Leaning three-wheeler hints at future production model

Designs for an unseen Yamaha three-wheeler have emerged via the Japanese patent office – adding to a growing body of evidence that shows the firm is planning a sporty leaning trike with a much longer, lower look than the existing Niken.

The new design is very clearly a development of last year’s MW-Vision concept, which was unveiled at last year’s Tokyo Motor Show. The new machine shares the same front and rear suspension components and similar styling themes but with a much more conventional motorcycle-inspired shape. Where the MW-Vision had a car-style seat, a wrap-around screen and a roof over the rider’s head, the new design looks like a futuristic touring bike crossed with a scooter. The seat and controls are relatively conventional, with an armchair-style pillion saddle.

Larger-diameter wheels than the MW-Vision help to visually offset the bike’s extended wheelbase, and there’s a hint at its technical make-up, with an exhaust pipe emerging from each side and exiting from the back of side pods that also appear to house the engine’s radiators.

Those exhaust pipes show that there’s a petrol engine mounted in the front section of the bike, just behind the front wheels. How is it getting power to the rear wheel? If this bike uses the same technology proposed for last year’s MW-Vision, the engine is purely a generator, charging batteries that power an electric motor that drives the wheel. It’s a so-called ‘series hybrid’ setup, as featured on some cars – notably the Holden Volt (sold elsewhere as the Chevrolet Volt and Opel Ampera) – that’s intended to give plenty of range while using a relatively small, light battery pack. The petrol engine would run when the battery gets low, revving at a constant, efficient speed, to make it cleaner than a normal petrol-powered bike could be.

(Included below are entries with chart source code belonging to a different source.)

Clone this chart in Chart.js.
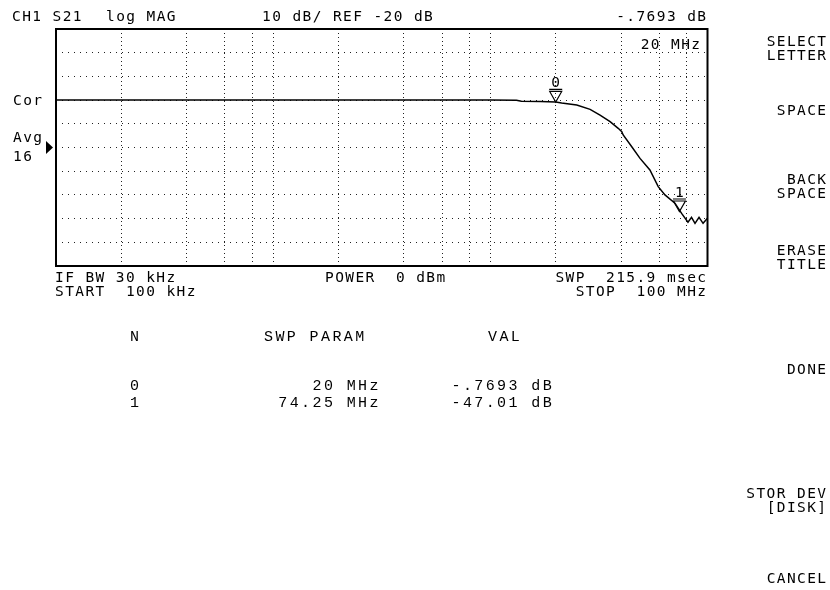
<!DOCTYPE html>
<html>
<head>
<meta charset="utf-8">
<script src="https://cdn.jsdelivr.net/npm/chart.js@4.4.0/dist/chart.umd.min.js"></script>
<style>
  body { margin: 0; background: #fff; }
  #screen { position: relative; width: 830px; height: 590px; background: #fff; overflow: hidden; }
  #screen canvas { position: absolute; left: 0; top: 0; }
  .txt { position: absolute; white-space: pre; color: #000; }
  .hp { font: 14.5px/14px "DejaVu Sans Mono", monospace; letter-spacing: 1.4px; }
  .tbl { font: 15px/15px "Liberation Mono", monospace; letter-spacing: 2.4px; }
</style>
</head>
<body>
<div id="screen">
  <canvas id="trace" width="830" height="590"></canvas>
</div>
<script>
// S21 log MAG trace, 100 kHz .. 100 MHz (frequencies in MHz)
const traceFreqs = [0.1, 1, 10, 13.2, 13.9, 17, 20, 21.3, 25.0, 28.8, 32.0, 35.6, 38.8, 40.3, 40.9,
  44.8, 48.9, 54.3, 59.3, 63.7, 70.8, 76.0, 81.3, 84.4, 87.6, 91.4, 95.4, 100];
const traceDb = [0, 0, 0, -0.05, -0.45, -0.55, -0.77, -1.2, -2.1, -3.9, -6.3, -9.1, -11.9, -13.3, -14.7,
  -19.7, -24.6, -29.5, -36.5, -40.0, -43.5, -47.8, -51.5, -49.5, -52.0, -49.5, -52.0, -49.8];

// markers
const markerNames = ['0', '1'];
const markerFreqs = [20, 74.25];
const markerDb = [-0.7693, -47.01];
const markerFreqText = ['20 MHz', '74.25 MHz'];
const markerValText = ['-.7693 dB', '-47.01 dB'];

// graticule: 10 dB/div, REF -20 dB, log frequency grid at 2,4,6,8 per decade
const refLevel = -20;
const yMin = -70;
const yMax = 30;
const freqGrid = [0.2, 0.4, 0.6, 0.8, 1, 2, 4, 6, 8, 10, 20, 40, 60, 80];

const screen = document.getElementById('screen');

function addText(txt, x, base, cls, align) {
  const d = document.createElement('div');
  d.className = 'txt ' + cls;
  d.textContent = txt;
  const ls = cls === 'hp' ? 1.4 : 2.4;
  const lift = cls === 'hp' ? 12.2 : 11.5;
  d.style.top = (base - lift) + 'px';
  if (align === 'right') {
    d.style.right = (830 - x - ls) + 'px';
  } else {
    d.style.left = x + 'px';
  }
  screen.appendChild(d);
}

// frame, marker symbols and reference arrow
const screenDecor = {
  id: 'screenDecor',
  afterDatasetsDraw(chart) {
    const { ctx, chartArea, scales } = chart;
    const x = scales.x;
    const y = scales.y;
    ctx.save();
    ctx.strokeStyle = '#000';
    ctx.fillStyle = '#000';

    // markers
    ctx.lineWidth = 1.2;
    ctx.font = '14.5px "DejaVu Sans Mono", monospace';
    ctx.textAlign = 'center';
    markerFreqs.forEach((f, i) => {
      const px = x.getPixelForValue(f);
      const py = y.getPixelForValue(markerDb[i]);
      ctx.beginPath();
      ctx.moveTo(px - 6.5, py - 12.5);
      ctx.lineTo(px + 6.5, py - 12.5);
      ctx.moveTo(px - 6, py - 10.5);
      ctx.lineTo(px + 6, py - 10.5);
      ctx.lineTo(px, py);
      ctx.closePath();
      ctx.stroke();
      ctx.fillText(markerNames[i], px, py - 15);
    });

    // frame
    ctx.lineWidth = 2;
    ctx.strokeRect(chartArea.left, chartArea.top, chartArea.right - chartArea.left, chartArea.bottom - chartArea.top);

    // reference position arrow
    const yr = y.getPixelForValue(refLevel);
    ctx.beginPath();
    ctx.moveTo(chartArea.left - 10, yr - 6.5);
    ctx.lineTo(chartArea.left - 3, yr);
    ctx.lineTo(chartArea.left - 10, yr + 6.5);
    ctx.closePath();
    ctx.fill();
    ctx.restore();
  }
};

new Chart(document.getElementById('trace'), {
  type: 'line',
  data: {
    datasets: [{
      data: traceFreqs.map((f, i) => ({ x: f, y: traceDb[i] })),
      borderColor: '#000',
      borderWidth: 1.5,
      pointRadius: 0,
      tension: 0,
      fill: false
    }]
  },
  options: {
    responsive: false,
    animation: false,
    layout: { padding: { left: 56, top: 29, right: 122.5, bottom: 324 } },
    plugins: { legend: { display: false }, tooltip: { enabled: false } },
    scales: {
      x: {
        type: 'logarithmic',
        min: 0.1,
        max: 100,
        afterBuildTicks: (scale) => {
          scale.ticks = freqGrid.map((v) => ({ value: v }));
        },
        ticks: { display: false },
        grid: { color: '#222', lineWidth: 1, drawTicks: false },
        border: { display: false, dash: [1, 3] }
      },
      y: {
        min: yMin,
        max: yMax,
        ticks: { display: false, stepSize: 10 },
        grid: { color: '#222', lineWidth: 1, drawTicks: false },
        border: { display: false, dash: [1, 5] }
      }
    }
  },
  plugins: [screenDecor]
});

// annotation text
addText('CH1 S21', 12, 20.7, 'hp');
addText('log MAG', 106, 20.7, 'hp');
addText('10 dB/ REF -20 dB', 262, 20.7, 'hp');
addText('-.7693 dB', 706, 20.7, 'hp', 'right');
addText('20 MHz', 700, 49, 'hp', 'right');
addText('Cor', 13, 105, 'hp');
addText('Avg', 13, 142, 'hp');
addText('16', 13, 161.5, 'hp');
addText('IF BW 30 kHz', 55, 281.7, 'hp');
addText('START  100 kHz', 55, 296.5, 'hp');
addText('POWER  0 dBm', 325, 281.7, 'hp');
addText('SWP  215.9 msec', 706, 281.7, 'hp', 'right');
addText('STOP  100 MHz', 706, 296.5, 'hp', 'right');

// softkeys
addText('SELECT', 826, 46, 'hp', 'right');
addText('LETTER', 826, 60, 'hp', 'right');
addText('SPACE', 826, 115.5, 'hp', 'right');
addText('BACK', 826, 184, 'hp', 'right');
addText('SPACE', 826, 198, 'hp', 'right');
addText('ERASE', 826, 255, 'hp', 'right');
addText('TITLE', 826, 269, 'hp', 'right');
addText('DONE', 826, 374.5, 'hp', 'right');
addText('STOR DEV', 826, 498, 'hp', 'right');
addText('[DISK]', 826, 512, 'hp', 'right');
addText('CANCEL', 826, 583, 'hp', 'right');

// marker table
addText('N', 130, 341.7, 'tbl');
addText('SWP PARAM', 264, 341.7, 'tbl');
addText('VAL', 488, 341.7, 'tbl');
markerNames.forEach((n, i) => {
  const base = 390.5 + i * 16.5;
  addText(n, 130, base, 'tbl');
  addText(markerFreqText[i], 378.5, base, 'tbl', 'right');
  addText(markerValText[i], 451.5, base, 'tbl');
});
</script>
</body>
</html>
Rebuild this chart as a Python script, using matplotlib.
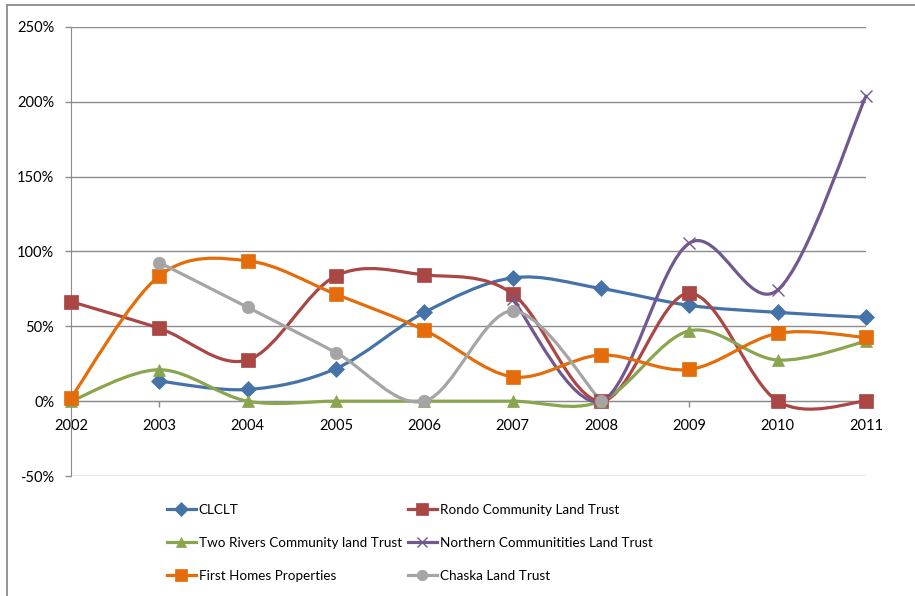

These designs clearly don’t show a production machine; this is a concept bike, but the decision to call-off most of this year’s major motorcycle shows means there’s no platform to unveil it. Normally designs like these are timed to appear in patents after the bike in question has been officially unveiled, but the COVID-19 pandemic might have made that impossible.

Yamaha does have plans for a production machine with this sort of style, though. In a planning document published early last year, the firm showed the silhouette of a very similar-looking bike as part of its ‘LMW’ (leaning multi-wheel) range. The firm also bought patent rights to this double-wishbone suspension system from Norwegian firm Brudeli – which made small numbers of KTM-based ‘Leanster’ bikes using it – in 2017, and has since used it on its own patents including designs for a three-wheeled version of the TMAX 560.

It’s also worth bearing in mind that the Niken three wheeler was previewed not once but twice in concept form. First there was the ‘01GEN’ concept in 2014, followed by the more production-style MWT-9 concept in 2015, before the production version appeared in 2017. Is Yamaha following the same game plan with this design, showing it first as the roofed MW-Vision, then as this more motorcycle-style design, before unleashing a production spin-off?